Si on part sur cette hypothèse, est-il possible qu’un tableau de cette famille se trouvait dans un château de la région de Blois et qu’il ait été vendu lors d’une succession en 1930 ?
 
Si l’on se penche une nouvelle fois sur la généalogie de cette famille, il y a plusieurs possibilités.
Dans le Loir-et-Cher se trouve le château d’Autroche situé sur la commune de Saint-Viâtre (mais souvent indiqué sur celle de la Ferté-Beauharnais, les deux communes ayant été dans l’arrondissement de Blois). Charlotte de Loynes d’Autroche épousa le général Vendéen Constant de Suzannet ; et leur fille Marie Gabrielle Félicité se lia par le mariage avec Achille de Beaumont d’Autichamp, fils du général Vendéen Charles d’Autichamp. Cette dernière décéda au château d’Autroche en novembre 1891 (Il y eut des tensions lors de sa succession, voir Jurisprudence générale du royaume en matière civile, commerciale et criminelle par Dalloz, 1898).
Noémie, une des deux filles née du mariage Suzannet/D’Autichamp, épousa Henri de Cumont ; et les deux décédèrent également au château d’Autroche , lui en 1912 et elle en 1913. Sa sœur Marie Charlotte Clémentine épousa Alexandre d’Estienne d’Orves et donna naissance en ce château le 24 septembre 1867 à Joseph d’Estienne d’Orves (père du célèbre résistant). Joseph décéda en 1926 rejoignant son épouse morte en 1921.

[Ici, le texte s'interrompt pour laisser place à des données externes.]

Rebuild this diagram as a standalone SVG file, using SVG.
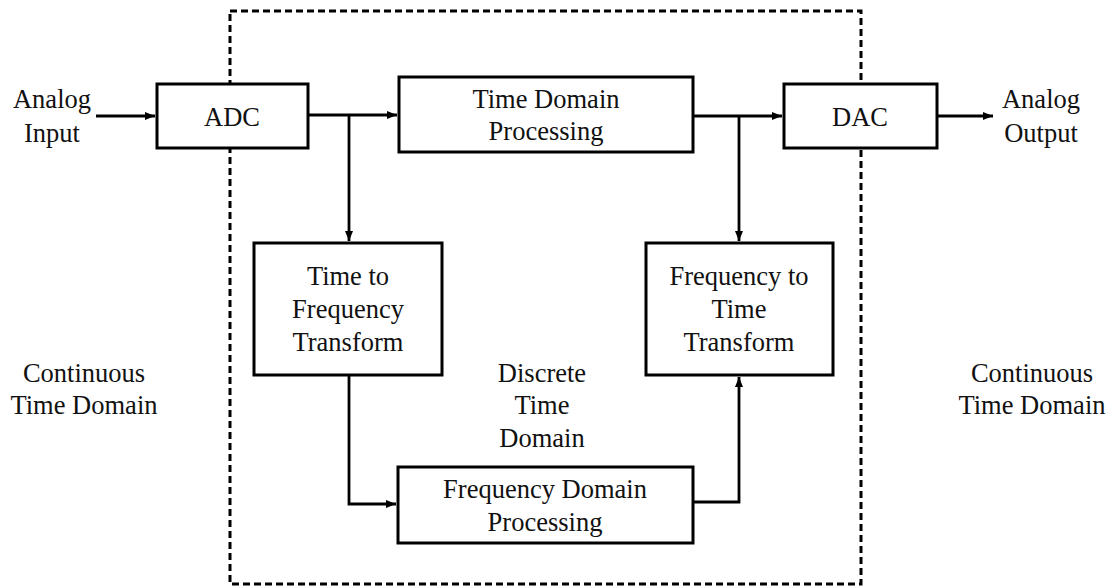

En 1930 le château était en la possession du baron de Toulgoet-Tréanna n’ayant aucun lien familial avec les d’Autichamp.
 
Est-ce donc de ce château que proviennent les œuvres et objets vendus en cet été 1930 ? C’est sur cette question que nous clôturons (provisoirement ?) cet article. Ce portrait d’un cadet et de son jeune frère reste encore bien mystérieux.